Montréal n’est peut-être pas une plaque tournante mondiale du streetwear, mais sa créativité, son audace et son côté avant-gardiste sont de plus en plus reconnus.

« Il y a beaucoup de choses qui se passent à Montréal, tellement de gros noms et de gros joueurs établis qui inspirent les plus petits brands à se dépasser et à voir plus loin, constate Gustavo Lopenz Rivera, de Sweet Nothings.

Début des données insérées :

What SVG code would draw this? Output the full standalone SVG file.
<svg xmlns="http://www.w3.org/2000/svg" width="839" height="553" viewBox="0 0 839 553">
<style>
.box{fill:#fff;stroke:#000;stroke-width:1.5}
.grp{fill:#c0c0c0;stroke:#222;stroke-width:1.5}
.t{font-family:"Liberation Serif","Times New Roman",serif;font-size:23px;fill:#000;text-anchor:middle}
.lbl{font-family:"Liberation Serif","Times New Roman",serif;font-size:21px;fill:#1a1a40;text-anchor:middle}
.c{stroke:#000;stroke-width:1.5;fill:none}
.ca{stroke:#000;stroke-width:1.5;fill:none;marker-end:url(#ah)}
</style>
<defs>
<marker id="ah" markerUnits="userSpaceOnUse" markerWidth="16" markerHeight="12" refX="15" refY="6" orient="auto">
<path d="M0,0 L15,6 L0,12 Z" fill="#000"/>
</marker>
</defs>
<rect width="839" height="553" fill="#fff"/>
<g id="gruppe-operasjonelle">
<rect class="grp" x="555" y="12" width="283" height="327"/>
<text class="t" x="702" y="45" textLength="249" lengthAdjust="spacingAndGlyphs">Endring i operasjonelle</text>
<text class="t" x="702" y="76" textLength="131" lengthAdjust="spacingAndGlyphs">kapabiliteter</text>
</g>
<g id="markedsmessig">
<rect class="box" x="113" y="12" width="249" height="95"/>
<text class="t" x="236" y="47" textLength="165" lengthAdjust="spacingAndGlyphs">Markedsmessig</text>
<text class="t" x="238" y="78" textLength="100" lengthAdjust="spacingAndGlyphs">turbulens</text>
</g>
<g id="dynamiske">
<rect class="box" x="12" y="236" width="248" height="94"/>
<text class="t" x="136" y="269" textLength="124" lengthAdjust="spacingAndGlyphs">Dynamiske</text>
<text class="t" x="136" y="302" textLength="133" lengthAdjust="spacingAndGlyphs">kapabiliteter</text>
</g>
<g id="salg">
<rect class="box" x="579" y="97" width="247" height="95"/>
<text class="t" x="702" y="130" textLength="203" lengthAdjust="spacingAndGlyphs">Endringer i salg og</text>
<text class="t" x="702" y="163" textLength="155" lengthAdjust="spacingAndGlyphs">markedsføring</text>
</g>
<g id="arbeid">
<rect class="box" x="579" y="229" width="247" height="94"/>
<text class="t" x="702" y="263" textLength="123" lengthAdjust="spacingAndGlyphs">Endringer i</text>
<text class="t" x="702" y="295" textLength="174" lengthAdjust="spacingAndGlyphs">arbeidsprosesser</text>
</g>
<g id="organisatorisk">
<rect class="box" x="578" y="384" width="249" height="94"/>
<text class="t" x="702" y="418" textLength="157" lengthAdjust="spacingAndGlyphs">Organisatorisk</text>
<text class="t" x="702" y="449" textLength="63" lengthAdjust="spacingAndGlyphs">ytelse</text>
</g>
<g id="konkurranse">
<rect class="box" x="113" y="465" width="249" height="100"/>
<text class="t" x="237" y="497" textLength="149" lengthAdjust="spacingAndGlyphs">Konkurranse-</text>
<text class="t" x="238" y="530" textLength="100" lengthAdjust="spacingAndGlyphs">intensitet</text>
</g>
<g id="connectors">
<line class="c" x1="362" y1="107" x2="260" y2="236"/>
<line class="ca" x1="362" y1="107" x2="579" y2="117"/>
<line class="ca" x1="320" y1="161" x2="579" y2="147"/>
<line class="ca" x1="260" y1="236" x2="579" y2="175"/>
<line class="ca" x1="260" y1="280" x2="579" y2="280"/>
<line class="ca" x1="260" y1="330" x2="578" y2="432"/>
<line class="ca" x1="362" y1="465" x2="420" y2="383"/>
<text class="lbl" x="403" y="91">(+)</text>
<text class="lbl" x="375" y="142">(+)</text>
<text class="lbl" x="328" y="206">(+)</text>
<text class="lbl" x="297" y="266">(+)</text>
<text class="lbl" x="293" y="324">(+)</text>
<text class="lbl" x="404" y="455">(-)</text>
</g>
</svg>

Montréal, c’est un petit New York, mais avec peut-être encore plus de liberté. »

Parmi les marques dont la notoriété dépasse nos frontières, on pense à Dime, qui témoigne du dynamisme de la scène du skateboard à Montréal avec un événement comme le Glory Challenge. Il y a aussi Atelier New Regime, qui vient de lancer une collection avec l’artiste Ricardo Cavolo et qui avait même son espace au ComplexCon, à Los Angeles, la semaine dernière, l’un des événements street les plus courus sur la planète. Il ne faut pas oublier la boutique Off The Hook et ses collaborations exclusives avec des géants comme Vans et Puma. 

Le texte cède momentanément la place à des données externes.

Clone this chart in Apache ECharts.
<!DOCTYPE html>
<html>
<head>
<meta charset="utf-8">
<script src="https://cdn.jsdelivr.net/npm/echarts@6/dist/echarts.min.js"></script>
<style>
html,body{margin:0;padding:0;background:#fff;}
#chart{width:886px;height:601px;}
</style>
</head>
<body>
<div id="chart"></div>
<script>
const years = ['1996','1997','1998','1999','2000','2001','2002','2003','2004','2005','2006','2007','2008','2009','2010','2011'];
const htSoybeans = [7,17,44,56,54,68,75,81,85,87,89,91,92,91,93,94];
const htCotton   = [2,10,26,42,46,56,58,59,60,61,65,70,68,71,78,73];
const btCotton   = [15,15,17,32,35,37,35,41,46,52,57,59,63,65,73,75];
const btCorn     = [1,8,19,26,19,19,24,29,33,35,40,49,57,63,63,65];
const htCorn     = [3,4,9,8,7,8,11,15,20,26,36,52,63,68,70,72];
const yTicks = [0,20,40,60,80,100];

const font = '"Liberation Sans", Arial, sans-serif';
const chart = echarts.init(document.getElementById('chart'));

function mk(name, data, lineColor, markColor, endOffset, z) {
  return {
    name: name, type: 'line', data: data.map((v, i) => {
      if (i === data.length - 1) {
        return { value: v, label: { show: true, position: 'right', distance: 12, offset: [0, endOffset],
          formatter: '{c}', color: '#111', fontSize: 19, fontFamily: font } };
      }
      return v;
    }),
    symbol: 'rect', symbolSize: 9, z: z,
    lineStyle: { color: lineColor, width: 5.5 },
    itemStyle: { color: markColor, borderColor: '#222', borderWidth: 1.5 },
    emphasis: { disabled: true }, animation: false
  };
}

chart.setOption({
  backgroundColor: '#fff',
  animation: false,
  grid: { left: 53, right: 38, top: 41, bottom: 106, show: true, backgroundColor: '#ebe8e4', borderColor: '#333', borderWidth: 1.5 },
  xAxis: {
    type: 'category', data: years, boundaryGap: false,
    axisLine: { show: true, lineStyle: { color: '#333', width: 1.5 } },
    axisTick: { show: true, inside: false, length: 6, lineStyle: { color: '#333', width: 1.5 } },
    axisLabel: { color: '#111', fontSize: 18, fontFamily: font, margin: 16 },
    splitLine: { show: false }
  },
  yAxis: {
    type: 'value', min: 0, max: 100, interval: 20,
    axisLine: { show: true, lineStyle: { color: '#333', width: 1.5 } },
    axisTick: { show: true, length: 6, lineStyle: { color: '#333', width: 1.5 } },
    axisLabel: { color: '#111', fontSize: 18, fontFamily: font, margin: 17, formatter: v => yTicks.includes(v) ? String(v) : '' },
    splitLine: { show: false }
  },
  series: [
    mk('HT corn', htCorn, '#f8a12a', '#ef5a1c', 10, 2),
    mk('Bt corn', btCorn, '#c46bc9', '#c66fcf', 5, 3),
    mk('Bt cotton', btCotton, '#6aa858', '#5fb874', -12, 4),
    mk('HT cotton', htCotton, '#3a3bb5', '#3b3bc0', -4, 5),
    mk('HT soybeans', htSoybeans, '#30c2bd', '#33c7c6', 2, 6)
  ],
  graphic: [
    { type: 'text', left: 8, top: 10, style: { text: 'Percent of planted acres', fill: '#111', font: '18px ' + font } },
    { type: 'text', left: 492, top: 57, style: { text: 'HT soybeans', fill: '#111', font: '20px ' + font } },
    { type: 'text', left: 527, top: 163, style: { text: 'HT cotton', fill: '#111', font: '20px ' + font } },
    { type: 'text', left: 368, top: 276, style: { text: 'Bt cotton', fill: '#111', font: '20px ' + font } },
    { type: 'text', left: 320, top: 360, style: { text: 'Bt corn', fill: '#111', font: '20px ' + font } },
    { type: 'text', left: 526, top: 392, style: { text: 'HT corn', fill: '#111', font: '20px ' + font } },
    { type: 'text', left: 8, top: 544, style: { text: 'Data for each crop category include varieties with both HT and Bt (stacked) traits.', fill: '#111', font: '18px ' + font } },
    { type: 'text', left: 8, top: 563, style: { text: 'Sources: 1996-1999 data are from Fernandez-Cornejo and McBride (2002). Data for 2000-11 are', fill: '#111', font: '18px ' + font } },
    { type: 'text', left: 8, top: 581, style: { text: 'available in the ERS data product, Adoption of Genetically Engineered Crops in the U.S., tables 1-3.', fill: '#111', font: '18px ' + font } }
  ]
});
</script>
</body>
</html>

« Les bureaux principaux de Highsnobiety sont à Berlin et à New York, mais cela n’empêche pas leurs équipes de régulièrement me demander ce qui se passe ici lorsqu’il est question de tendances, indique Pete Williams. Montréal est souvent très en avance sur ce qui s’en vient à l’international, notamment grâce à une culture DIY très forte et créative. Il y a juste quelque chose de très real et brut ici. Montréal a une âme, un cœur, et ça se ressent. »

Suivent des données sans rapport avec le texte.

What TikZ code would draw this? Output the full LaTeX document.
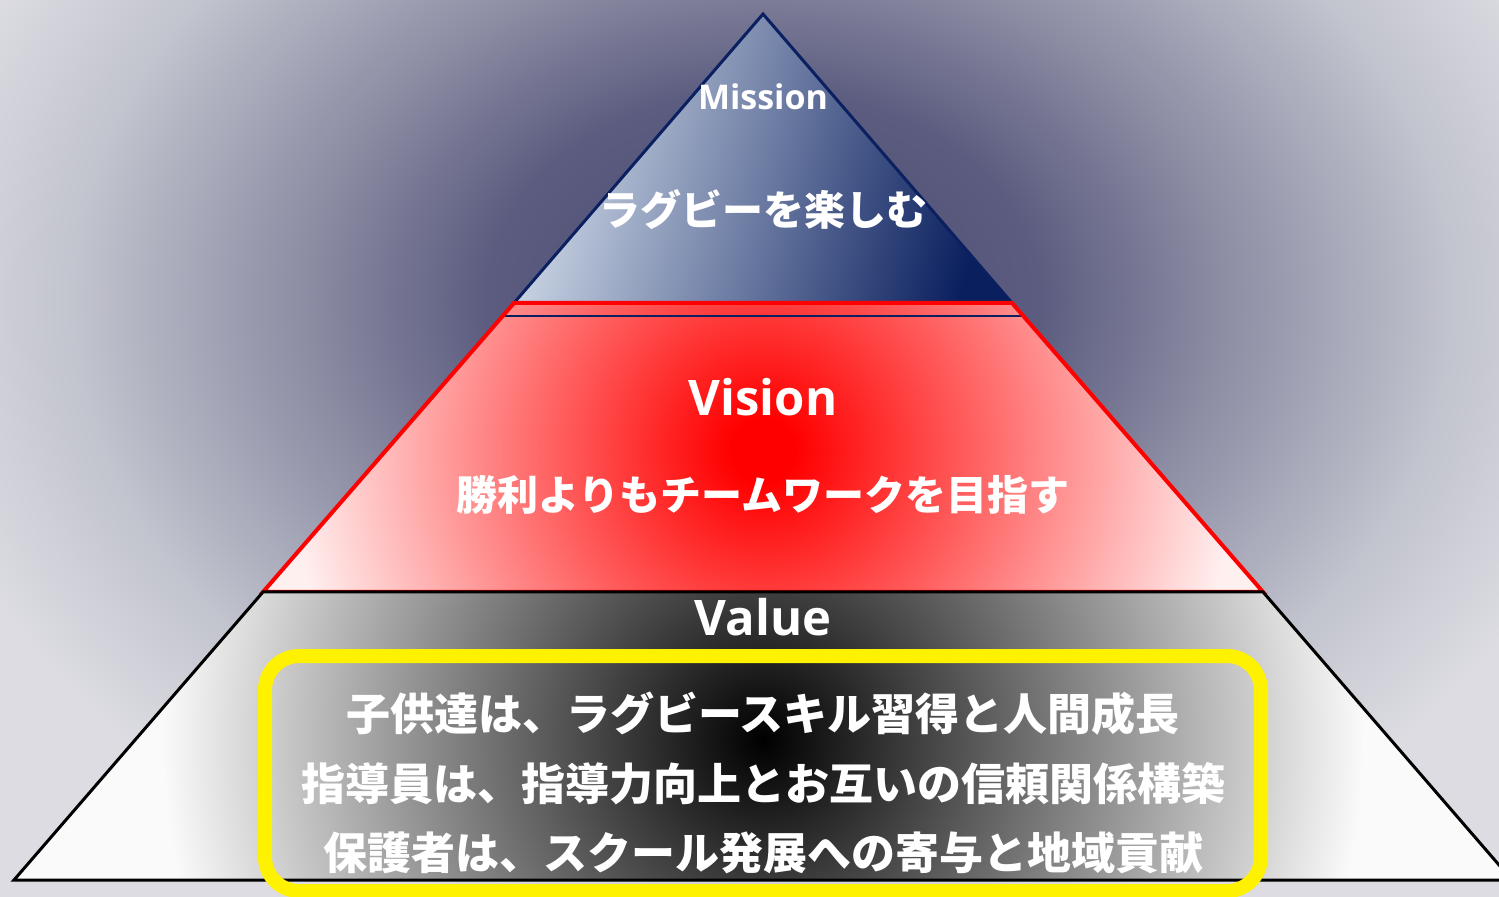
\documentclass[tikz,border=0pt]{standalone}
\usepackage{fontspec}
\usepackage{tikz}
\usepackage{color}

\newfontfamily\jpfont{Noto Sans CJK JP}
\newfontfamily\titlefont{Open Sans}

\definecolor{bgdark}{HTML}{4A4A70}
\definecolor{bgmid}{HTML}{5C5C80}
\definecolor{bggray}{HTML}{8A8AA2}
\definecolor{bgpale}{HTML}{C2C4CE}
\definecolor{bglight}{HTML}{DCDCE2}
\definecolor{mislight}{HTML}{D2DCEA}
\definecolor{misdark}{HTML}{0A1F5E}
\definecolor{misborder}{HTML}{0A2060}
\definecolor{vispale}{HTML}{FFF0F0}
\definecolor{valpale}{HTML}{FAFAFA}

\pgfdeclareradialshading{bgshade}{\pgfpoint{0bp}{0bp}}{color(0bp)=(bgdark); color(8bp)=(bgmid); color(13bp)=(bggray); color(20bp)=(bgpale); color(25bp)=(bglight); color(50bp)=(bglight)}
\pgfdeclareradialshading{visshade}{\pgfpoint{0bp}{0bp}}{color(0bp)=(red); color(1.5bp)=(red); color(22bp)=(vispale); color(50bp)=(vispale)}
\pgfdeclareradialshading{valshade}{\pgfpoint{0bp}{0bp}}{color(0bp)=(black); color(19.5bp)=(valpale); color(50bp)=(valpale)}

\begin{document}
\begin{tikzpicture}[x=0.5pt,y=-0.5pt,
  title/.style={text=white,inner sep=0pt,font=\titlefont\bfseries\fontsize{24.5pt}{28pt}\selectfont},
  smalltitle/.style={title,font=\titlefont\bfseries\fontsize{17pt}{20pt}\selectfont},
  jptext/.style={text=white,inner sep=0pt,font=\jpfont\bfseries\fontsize{20.5pt}{24pt}\selectfont},
  valtext/.style={jptext,font=\jpfont\bfseries\fontsize{22pt}{26pt}\selectfont},
  misborder/.style={draw=misborder,line width=1.5pt},
  visborder/.style={draw=red,line width=2pt},
  valborder/.style={draw=black,line width=1.5pt},
  valuebox/.style={draw=yellow,line width=7pt,rounded corners=17pt,minimum width=498pt,minimum height=117.5pt,inner sep=0pt}]
\useasboundingbox (0,0) rectangle (1499,897);
\clip (0,0) rectangle (1499,897);
% background
\shade[shading=bgshade] (-100,-350) rectangle (1626,950);
% corners of the layers
\coordinate (apex) at (763,14);
\coordinate (ml) at (514,303);
\coordinate (mr) at (1012,303);
\coordinate (vl) at (263,592);
\coordinate (vr) at (1263,592);
\coordinate (bl) at (14,880);
\coordinate (br) at (1512,880);
% mission
\shade[misborder,line join=miter,top color=mislight,bottom color=misdark,shading angle=75] (apex) -- (mr) -- (ml) -- cycle;
% vision
\begin{scope}
\clip (ml) -- (mr) -- (vr) -- (vl) -- cycle;
\shade[shading=visshade] (223,-90) rectangle (1303,990);
\draw[misborder,line width=0.75pt] (502,316) -- (1024,316);
\end{scope}
\draw[visborder,line join=miter] (ml) -- (mr) -- (vr) -- (vl) -- cycle;
% value
\begin{scope}
\clip (vl) -- (vr) -- (br) -- (bl) -- cycle;
\shade[shading=valshade] (-7,-30) rectangle (1533,1510);
\end{scope}
\draw[valborder,line join=miter] (vl) -- (vr) -- (br) -- (bl) -- cycle;
\node[valuebox] (valuebox) at (763,773.5) {};

\node[smalltitle] (mission) at (763,97) {Mission};
\node[jptext] (missiontext) at (763,210) {ラグビーを楽しむ};
\node[title] (vision) at (763,397) {Vision};
\node[jptext] (visiontext) at (763,495) {勝利よりもチームワークを目指す};
\node[title] (value) at (763,617) {Value};
\node[valtext] (valueone) at (763,714) {子供達は、ラグビースキル習得と人間成長};
\node[valtext] (valuetwo) at (763,784) {指導員は、指導力向上とお互いの信頼関係構築};
\node[valtext] (valuethree) at (763,853) {保護者は、スクール発展への寄与と地域貢献};
\end{tikzpicture}
\end{document}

Trois jeunes marques prometteuses 

La scène du streetwear est dynamique à Montréal et plusieurs nouvelles entreprises tentent leur chance en lançant des collections de vêtements. Nous vous présentons aujourd’hui trois jeunes marques montréalaises à suivre.

Guillaum Chaigne

Guillaum Chaigne est loin d’être un nouveau venu sur la scène street. Il a acquis une certaine reconnaissance dans le milieu avec sa marque de « graphic wear » EraGraff. En 2015, il a décidé de mettre le tout de côté pour se consacrer à son projet éponyme, issu d’un processus créatif plus introspectif et émotif. Ses mini-collections intemporelles mettent de l’avant des pièces excentriques et très « oversized », influencées notamment par les cultures coréenne et japonaise, avec une approche qui fait le pont entre le street et la haute couture. Sa première collection complète est prévue pour le printemps 2018.

Only Five Reasons

Only Five Reasons se construit autour de cinq valeurs positives, colonne vertébrale de la marque : fraternité, intelligence, visionnaire, élégance et, la quintessence du tout, l’amour, le non-palpable. La marque fondée par Maxime Weingertner et Pierre Alexandre Clément se réclame à la fois d’une esthétique européenne et d’une créativité montréalaise, alors que chaque collection se construit autour d’un thème vecteur. La prochaine, Amakuni (offerte en décembre), s’inspire de la légende du samouraï japonais, et on devine le coup de sabre dans les pièces structurées, qui jouent avec les volumes.

Sweet Nothings

D’abord artiste et designer graphique baignant depuis toujours dans la culture street montréalaise, Gustavo Lopenz Rivera (aussi connu sous son nom d’artiste Many Mainichi) a lancé sa marque Sweet Nothings il y a trois ans. Comme ces petits mots doux et éphémères qu’on glisse à l’oreille, sa marque évoque l’évanescence des choses, avec une esthétique très DIY et des inspirations puisées dans plusieurs cultures – street, mais aussi punk, par exemple. Introspectives, ses collections, dont la prochaine sera offerte en décembre, reflètent ses états d’âme du moment.